- _Required work_
Copy all the entries below exactly, but not the pictures.
──────── Material to process
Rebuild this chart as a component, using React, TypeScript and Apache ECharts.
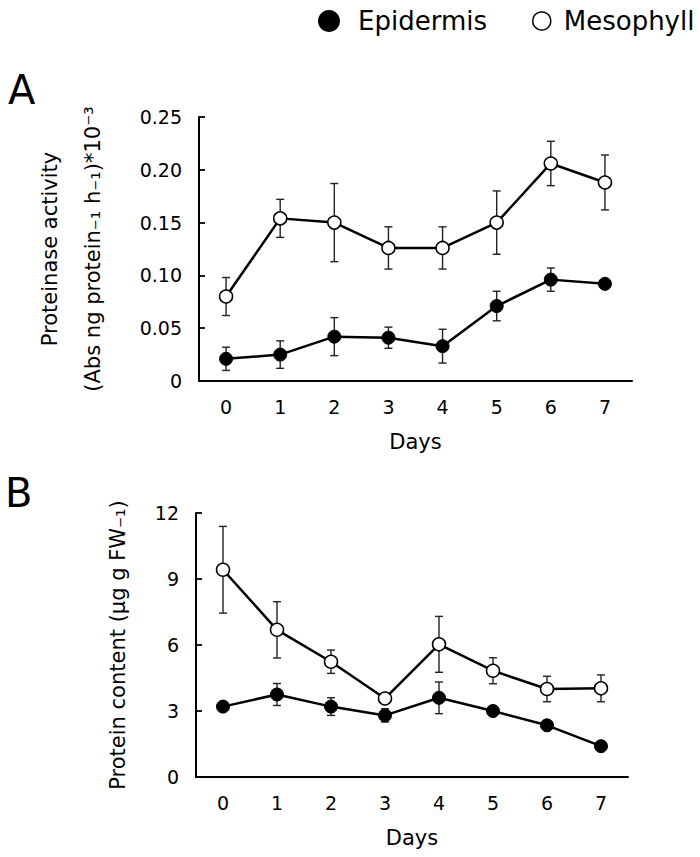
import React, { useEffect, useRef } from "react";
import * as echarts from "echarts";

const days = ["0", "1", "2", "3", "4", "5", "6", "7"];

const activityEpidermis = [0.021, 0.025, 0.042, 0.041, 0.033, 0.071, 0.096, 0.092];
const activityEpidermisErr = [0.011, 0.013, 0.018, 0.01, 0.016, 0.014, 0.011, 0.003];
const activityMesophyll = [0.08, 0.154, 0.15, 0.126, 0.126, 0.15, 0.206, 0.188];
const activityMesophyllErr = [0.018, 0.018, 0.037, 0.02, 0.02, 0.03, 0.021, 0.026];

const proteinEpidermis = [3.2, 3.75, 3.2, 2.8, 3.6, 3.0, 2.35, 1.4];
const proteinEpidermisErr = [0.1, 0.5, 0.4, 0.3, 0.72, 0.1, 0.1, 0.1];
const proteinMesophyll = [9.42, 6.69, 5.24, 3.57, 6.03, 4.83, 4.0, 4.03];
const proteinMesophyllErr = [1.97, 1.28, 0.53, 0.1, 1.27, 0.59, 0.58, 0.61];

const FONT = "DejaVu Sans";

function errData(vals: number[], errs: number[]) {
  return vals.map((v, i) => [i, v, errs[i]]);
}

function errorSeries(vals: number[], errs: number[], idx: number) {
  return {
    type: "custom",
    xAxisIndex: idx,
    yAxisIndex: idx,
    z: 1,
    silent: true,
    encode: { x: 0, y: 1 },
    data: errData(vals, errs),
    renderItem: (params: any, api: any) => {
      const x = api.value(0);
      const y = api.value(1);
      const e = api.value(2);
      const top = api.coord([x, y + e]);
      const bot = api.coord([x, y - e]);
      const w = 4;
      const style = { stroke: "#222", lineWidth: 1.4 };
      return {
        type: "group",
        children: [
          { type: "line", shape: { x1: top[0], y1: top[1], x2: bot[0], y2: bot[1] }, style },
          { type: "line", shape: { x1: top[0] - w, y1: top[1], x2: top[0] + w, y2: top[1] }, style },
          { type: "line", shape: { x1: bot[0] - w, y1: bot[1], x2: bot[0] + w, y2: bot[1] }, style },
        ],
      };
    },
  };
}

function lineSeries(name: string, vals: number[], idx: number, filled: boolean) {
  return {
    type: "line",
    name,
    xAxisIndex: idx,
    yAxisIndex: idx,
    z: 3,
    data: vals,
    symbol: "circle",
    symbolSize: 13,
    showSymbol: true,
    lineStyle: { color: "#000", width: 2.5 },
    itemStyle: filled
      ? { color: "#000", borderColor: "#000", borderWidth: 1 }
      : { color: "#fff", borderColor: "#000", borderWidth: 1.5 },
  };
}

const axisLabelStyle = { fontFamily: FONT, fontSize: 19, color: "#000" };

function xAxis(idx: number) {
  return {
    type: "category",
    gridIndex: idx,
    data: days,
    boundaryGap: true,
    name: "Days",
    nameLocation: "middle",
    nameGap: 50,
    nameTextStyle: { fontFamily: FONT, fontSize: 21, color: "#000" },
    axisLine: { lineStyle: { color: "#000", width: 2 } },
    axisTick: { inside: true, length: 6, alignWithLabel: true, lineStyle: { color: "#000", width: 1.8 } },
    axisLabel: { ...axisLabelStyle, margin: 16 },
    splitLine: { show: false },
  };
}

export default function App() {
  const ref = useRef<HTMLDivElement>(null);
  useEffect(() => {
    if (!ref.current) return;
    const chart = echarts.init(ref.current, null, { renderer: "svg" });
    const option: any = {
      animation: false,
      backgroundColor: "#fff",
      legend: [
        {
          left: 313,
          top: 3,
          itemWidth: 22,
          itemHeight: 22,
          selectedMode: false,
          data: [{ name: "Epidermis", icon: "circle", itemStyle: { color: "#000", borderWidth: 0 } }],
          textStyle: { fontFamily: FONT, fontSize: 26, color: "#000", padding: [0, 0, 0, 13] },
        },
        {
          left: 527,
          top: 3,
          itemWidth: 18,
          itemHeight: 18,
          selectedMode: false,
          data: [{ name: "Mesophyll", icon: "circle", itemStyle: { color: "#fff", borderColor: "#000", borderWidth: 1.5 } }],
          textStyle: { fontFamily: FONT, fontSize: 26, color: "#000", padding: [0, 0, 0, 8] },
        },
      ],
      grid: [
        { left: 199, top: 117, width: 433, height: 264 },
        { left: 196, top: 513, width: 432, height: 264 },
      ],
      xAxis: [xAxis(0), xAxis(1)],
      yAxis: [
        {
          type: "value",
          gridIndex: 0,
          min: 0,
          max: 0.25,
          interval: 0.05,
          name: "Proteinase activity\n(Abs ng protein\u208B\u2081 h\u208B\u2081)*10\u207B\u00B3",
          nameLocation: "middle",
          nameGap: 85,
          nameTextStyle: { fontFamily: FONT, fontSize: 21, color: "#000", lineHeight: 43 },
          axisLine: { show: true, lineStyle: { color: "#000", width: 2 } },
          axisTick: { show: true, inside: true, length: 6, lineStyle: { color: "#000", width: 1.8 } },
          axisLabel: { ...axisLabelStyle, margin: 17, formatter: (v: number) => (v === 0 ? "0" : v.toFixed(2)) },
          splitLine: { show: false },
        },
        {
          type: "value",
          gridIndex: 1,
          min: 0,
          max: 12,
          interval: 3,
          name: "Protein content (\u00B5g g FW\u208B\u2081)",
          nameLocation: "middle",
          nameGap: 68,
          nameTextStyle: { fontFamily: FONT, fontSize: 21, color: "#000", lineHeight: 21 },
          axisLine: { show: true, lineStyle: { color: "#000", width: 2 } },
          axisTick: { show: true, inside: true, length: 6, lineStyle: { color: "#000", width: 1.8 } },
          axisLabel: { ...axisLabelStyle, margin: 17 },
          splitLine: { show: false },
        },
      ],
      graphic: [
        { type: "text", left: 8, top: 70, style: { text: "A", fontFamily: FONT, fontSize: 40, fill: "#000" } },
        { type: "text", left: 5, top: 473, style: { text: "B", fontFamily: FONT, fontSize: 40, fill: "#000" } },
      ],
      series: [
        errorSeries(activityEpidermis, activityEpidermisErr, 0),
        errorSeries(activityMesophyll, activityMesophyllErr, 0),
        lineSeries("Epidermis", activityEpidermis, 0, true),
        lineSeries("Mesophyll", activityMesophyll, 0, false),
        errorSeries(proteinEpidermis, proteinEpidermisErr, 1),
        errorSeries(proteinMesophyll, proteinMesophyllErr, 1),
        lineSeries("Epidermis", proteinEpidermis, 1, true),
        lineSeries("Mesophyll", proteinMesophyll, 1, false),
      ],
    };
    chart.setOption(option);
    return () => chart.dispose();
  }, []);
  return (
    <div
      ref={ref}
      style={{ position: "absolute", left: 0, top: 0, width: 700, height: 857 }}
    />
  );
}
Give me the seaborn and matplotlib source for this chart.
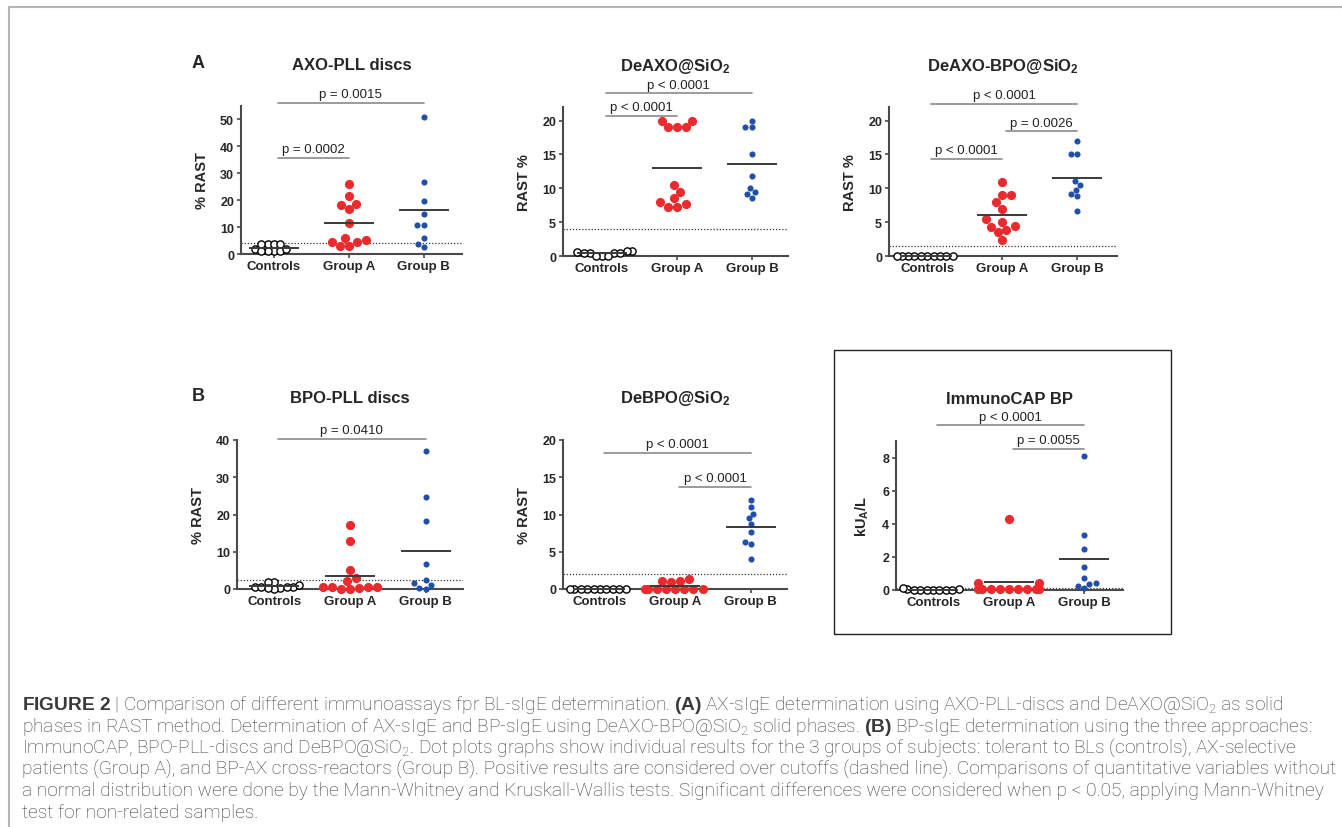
────────────────
- _Result_
Rebuild this chart as a component, using React, TypeScript and Apache ECharts.
import React, { useEffect, useRef } from "react";
import * as echarts from "echarts";

const days = ["0", "1", "2", "3", "4", "5", "6", "7"];

const activityEpidermis = [0.021, 0.025, 0.042, 0.041, 0.033, 0.071, 0.096, 0.092];
const activityEpidermisErr = [0.011, 0.013, 0.018, 0.01, 0.016, 0.014, 0.011, 0.003];
const activityMesophyll = [0.08, 0.154, 0.15, 0.126, 0.126, 0.15, 0.206, 0.188];
const activityMesophyllErr = [0.018, 0.018, 0.037, 0.02, 0.02, 0.03, 0.021, 0.026];

const proteinEpidermis = [3.2, 3.75, 3.2, 2.8, 3.6, 3.0, 2.35, 1.4];
const proteinEpidermisErr = [0.1, 0.5, 0.4, 0.3, 0.72, 0.1, 0.1, 0.1];
const proteinMesophyll = [9.42, 6.69, 5.24, 3.57, 6.03, 4.83, 4.0, 4.03];
const proteinMesophyllErr = [1.97, 1.28, 0.53, 0.1, 1.27, 0.59, 0.58, 0.61];

const FONT = "DejaVu Sans";

function errData(vals: number[], errs: number[]) {
  return vals.map((v, i) => [i, v, errs[i]]);
}

function errorSeries(vals: number[], errs: number[], idx: number) {
  return {
    type: "custom",
    xAxisIndex: idx,
    yAxisIndex: idx,
    z: 1,
    silent: true,
    encode: { x: 0, y: 1 },
    data: errData(vals, errs),
    renderItem: (params: any, api: any) => {
      const x = api.value(0);
      const y = api.value(1);
      const e = api.value(2);
      const top = api.coord([x, y + e]);
      const bot = api.coord([x, y - e]);
      const w = 4;
      const style = { stroke: "#222", lineWidth: 1.4 };
      return {
        type: "group",
        children: [
          { type: "line", shape: { x1: top[0], y1: top[1], x2: bot[0], y2: bot[1] }, style },
          { type: "line", shape: { x1: top[0] - w, y1: top[1], x2: top[0] + w, y2: top[1] }, style },
          { type: "line", shape: { x1: bot[0] - w, y1: bot[1], x2: bot[0] + w, y2: bot[1] }, style },
        ],
      };
    },
  };
}

function lineSeries(name: string, vals: number[], idx: number, filled: boolean) {
  return {
    type: "line",
    name,
    xAxisIndex: idx,
    yAxisIndex: idx,
    z: 3,
    data: vals,
    symbol: "circle",
    symbolSize: 13,
    showSymbol: true,
    lineStyle: { color: "#000", width: 2.5 },
    itemStyle: filled
      ? { color: "#000", borderColor: "#000", borderWidth: 1 }
      : { color: "#fff", borderColor: "#000", borderWidth: 1.5 },
  };
}

const axisLabelStyle = { fontFamily: FONT, fontSize: 19, color: "#000" };

function xAxis(idx: number) {
  return {
    type: "category",
    gridIndex: idx,
    data: days,
    boundaryGap: true,
    name: "Days",
    nameLocation: "middle",
    nameGap: 50,
    nameTextStyle: { fontFamily: FONT, fontSize: 21, color: "#000" },
    axisLine: { lineStyle: { color: "#000", width: 2 } },
    axisTick: { inside: true, length: 6, alignWithLabel: true, lineStyle: { color: "#000", width: 1.8 } },
    axisLabel: { ...axisLabelStyle, margin: 16 },
    splitLine: { show: false },
  };
}

export default function App() {
  const ref = useRef<HTMLDivElement>(null);
  useEffect(() => {
    if (!ref.current) return;
    const chart = echarts.init(ref.current, null, { renderer: "svg" });
    const option: any = {
      animation: false,
      backgroundColor: "#fff",
      legend: [
        {
          left: 313,
          top: 3,
          itemWidth: 22,
          itemHeight: 22,
          selectedMode: false,
          data: [{ name: "Epidermis", icon: "circle", itemStyle: { color: "#000", borderWidth: 0 } }],
          textStyle: { fontFamily: FONT, fontSize: 26, color: "#000", padding: [0, 0, 0, 13] },
        },
        {
          left: 527,
          top: 3,
          itemWidth: 18,
          itemHeight: 18,
          selectedMode: false,
          data: [{ name: "Mesophyll", icon: "circle", itemStyle: { color: "#fff", borderColor: "#000", borderWidth: 1.5 } }],
          textStyle: { fontFamily: FONT, fontSize: 26, color: "#000", padding: [0, 0, 0, 8] },
        },
      ],
      grid: [
        { left: 199, top: 117, width: 433, height: 264 },
        { left: 196, top: 513, width: 432, height: 264 },
      ],
      xAxis: [xAxis(0), xAxis(1)],
      yAxis: [
        {
          type: "value",
          gridIndex: 0,
          min: 0,
          max: 0.25,
          interval: 0.05,
          name: "Proteinase activity\n(Abs ng protein\u208B\u2081 h\u208B\u2081)*10\u207B\u00B3",
          nameLocation: "middle",
          nameGap: 85,
          nameTextStyle: { fontFamily: FONT, fontSize: 21, color: "#000", lineHeight: 43 },
          axisLine: { show: true, lineStyle: { color: "#000", width: 2 } },
          axisTick: { show: true, inside: true, length: 6, lineStyle: { color: "#000", width: 1.8 } },
          axisLabel: { ...axisLabelStyle, margin: 17, formatter: (v: number) => (v === 0 ? "0" : v.toFixed(2)) },
          splitLine: { show: false },
        },
        {
          type: "value",
          gridIndex: 1,
          min: 0,
          max: 12,
          interval: 3,
          name: "Protein content (\u00B5g g FW\u208B\u2081)",
          nameLocation: "middle",
          nameGap: 68,
          nameTextStyle: { fontFamily: FONT, fontSize: 21, color: "#000", lineHeight: 21 },
          axisLine: { show: true, lineStyle: { color: "#000", width: 2 } },
          axisTick: { show: true, inside: true, length: 6, lineStyle: { color: "#000", width: 1.8 } },
          axisLabel: { ...axisLabelStyle, margin: 17 },
          splitLine: { show: false },
        },
      ],
      graphic: [
        { type: "text", left: 8, top: 70, style: { text: "A", fontFamily: FONT, fontSize: 40, fill: "#000" } },
        { type: "text", left: 5, top: 473, style: { text: "B", fontFamily: FONT, fontSize: 40, fill: "#000" } },
      ],
      series: [
        errorSeries(activityEpidermis, activityEpidermisErr, 0),
        errorSeries(activityMesophyll, activityMesophyllErr, 0),
        lineSeries("Epidermis", activityEpidermis, 0, true),
        lineSeries("Mesophyll", activityMesophyll, 0, false),
        errorSeries(proteinEpidermis, proteinEpidermisErr, 1),
        errorSeries(proteinMesophyll, proteinMesophyllErr, 1),
        lineSeries("Epidermis", proteinEpidermis, 1, true),
        lineSeries("Mesophyll", proteinMesophyll, 1, false),
      ],
    };
    chart.setOption(option);
    return () => chart.dispose();
  }, []);
  return (
    <div
      ref={ref}
      style={{ position: "absolute", left: 0, top: 0, width: 700, height: 857 }}
    />
  );
}
Give me the seaborn and matplotlib source for this chart.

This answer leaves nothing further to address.